I find it paradoxical that Minsky was king of the scruffies. Perhaps
because he was personally so talented at mathematics, he had no respect
for it. When I read his inspirational writings, I recognize his genius.
At the same time, I'm reminded of the saying that "A science is any
discipline in which the fool of this generation can go beyond the point
reached by the genius of the last generation." Minsky is bitter because
he failed to turn his field into a science.
writes:
> I'm adding Sebastian who is working on retinal neuroscience and would have a view on how the brain does
this.
> - Joi
> On Oct 21, 2013, at 23:56 , Joscha Bach wrote:
>> Hi Takashi, hi Ari, hi all,
>> finally I got around to look at Takashi's talks and his 2010 ACM article. The first thing that came to mind
was the distinction between "neat" and "scruffy" AI, which might be described as the clash between folks that
wanted to construct AI by adding function after function, vs. those that want to take a massively complex
system and constrain it until it only does what it is supposed to do.

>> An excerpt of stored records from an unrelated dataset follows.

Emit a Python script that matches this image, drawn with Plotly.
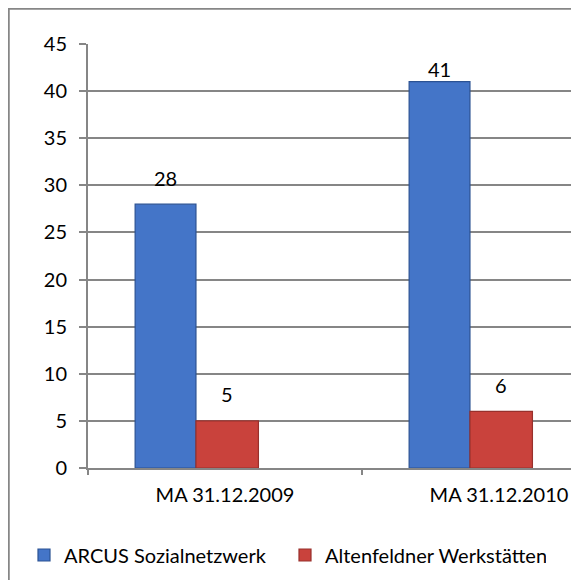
import plotly.graph_objects as go

categories = ["MA 31.12.2009", "MA 31.12.2010"]
series_names = ["ARCUS Sozialnetzwerk", "Altenfeldner Werkstätten"]
arcus_values = [28, 41]
altenfeldner_values = [5, 6]
y_ticks = [0, 5, 10, 15, 20, 25, 30, 35, 40, 45]

FONT = "Lato"
GRAY = "#868686"
# the page body adds an 8px offset, so the figure is sized to the visible window
W, H = 571, 572
ML, MR, MT, MB = 80, 0, 36, 112
PW, PH = W - ML - MR, H - MT - MB
PLOT_BOTTOM = H - MB

x_idx = list(range(len(categories)))
series = [
    dict(name=series_names[0], values=arcus_values, color="#4475c8", line="#2b5293",
         offset=-0.328, width=0.222),
    dict(name=series_names[1], values=altenfeldner_values, color="#c9423c", line="#98302c",
         offset=-0.106, width=0.228),
]
label_gap = [[16, 3], [17, 16]]

fig = go.Figure()
for s in series:
    fig.add_trace(go.Bar(
        x=x_idx, y=s["values"], name=s["name"],
        offset=s["offset"], width=s["width"],
        marker=dict(color=s["color"], line=dict(color=s["line"], width=1.2)),
        xaxis="x", yaxis="y",
    ))

annotations = []
for si, s in enumerate(series):
    for ci, v in enumerate(s["values"]):
        annotations.append(dict(
            x=x_idx[ci] + s["offset"] + s["width"] / 2, y=v, xref="x", yref="y",
            text=str(v), showarrow=False, yanchor="bottom", xanchor="center",
            yshift=label_gap[si][ci] - 4,
            font=dict(family=FONT, size=20, color="#000000"),
        ))

# invisible trace on secondary x axis for category boundary ticks
fig.add_trace(go.Scatter(x=[-0.5], y=[0], xaxis="x2", yaxis="y", mode="markers",
                         marker=dict(opacity=0), showlegend=False, hoverinfo="skip"))

xrange = [-0.5, -0.5 + PW / 274.0]

fig.update_layout(
    width=W, height=H,
    margin=dict(l=ML, r=MR, t=MT, b=MB, pad=0, autoexpand=False),
    paper_bgcolor="white", plot_bgcolor="white",
    barmode="overlay",
    font=dict(family=FONT, size=20, color="#000000"),
    xaxis=dict(
        range=xrange, tickvals=x_idx, ticktext=categories, ticks="",
        showgrid=False, showline=True, linecolor=GRAY, linewidth=2,
        zeroline=False, ticklabelstandoff=8, automargin=False,
        tickfont=dict(family=FONT, size=20, color="#000000"),
    ),
    xaxis2=dict(
        overlaying="x", matches="x", side="bottom", range=xrange,
        tickvals=[-0.5, 0.5, 1.5], ticks="outside", ticklen=6, tickwidth=2,
        tickcolor=GRAY, showticklabels=False, showgrid=False, showline=False,
        zeroline=False, automargin=False,
    ),
    yaxis=dict(
        range=[0, 45], tickvals=y_ticks, ticks="outside", ticklen=7, tickwidth=1.5,
        tickcolor=GRAY, showgrid=True, gridcolor=GRAY, gridwidth=1.5,
        showline=True, linecolor=GRAY, linewidth=2, zeroline=False,
        ticklabelstandoff=8, automargin=False,
        tickfont=dict(family=FONT, size=20, color="#000000"),
    ),
    legend=dict(
        orientation="h", x=(16 - ML) / PW, xanchor="left",
        y=(PLOT_BOTTOM - 547) / PH, yanchor="middle",
        font=dict(family=FONT, size=20, color="#000000"),
        entrywidth=216, entrywidthmode="pixels",
        bgcolor="rgba(0,0,0,0)", borderwidth=0,
        traceorder="normal", itemclick=False,
    ),
    annotations=annotations,
    shapes=[dict(
        type="rect", xref="paper", yref="paper", layer="above",
        x0=(0.5 - ML) / PW, x1=(W + 20 - ML) / PW,
        y0=(PLOT_BOTTOM - (H + 20)) / PH, y1=(PLOT_BOTTOM - 0.5) / PH,
        line=dict(color=GRAY, width=2.5), fillcolor="rgba(0,0,0,0)",
    )],
    showlegend=True,
)

fig.write_html("out.html")
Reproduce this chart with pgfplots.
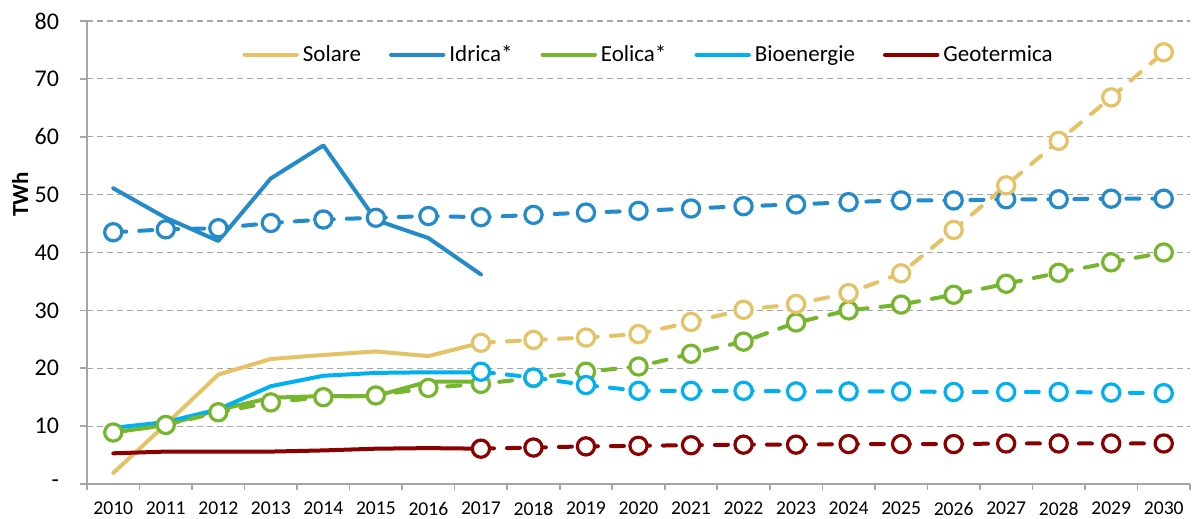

>> The idea of starting from massive data flows is very natural and theoretically acknowledged, even it is
often practically neglected. Cognition, by and large, is an organism's attempt to massively reduce complexity,
by compressing, encoding, selectively ignoring, abstracting, predicting. controlling it. Thus, it seems natural to
focus on the mechanisms that handle this complexity reduction, which I think is exactly what most research in
computer vision, machine learning, classification, robot control etc. is doing. A lot of the work on problem
solving and learning within cognitive science even works _only_ on the highest level of abstraction, i.e.
grammatical language, regular concept structures, ontologies and so on.
>>
>> If I understand Takashi correctly, he points towards another perspective: (please forgive and correct me if I
should oversimplify too much here)
>> I. Cognitive systems do not only need to reduce complexity, but also build it (for instance, take simple cues
or abstract input and use it to seed a rich, heterogenous, ambiguous and dynamic forest of representations).
>> 2. Cognitive processes that work directly on and with high complexity data are under-explored.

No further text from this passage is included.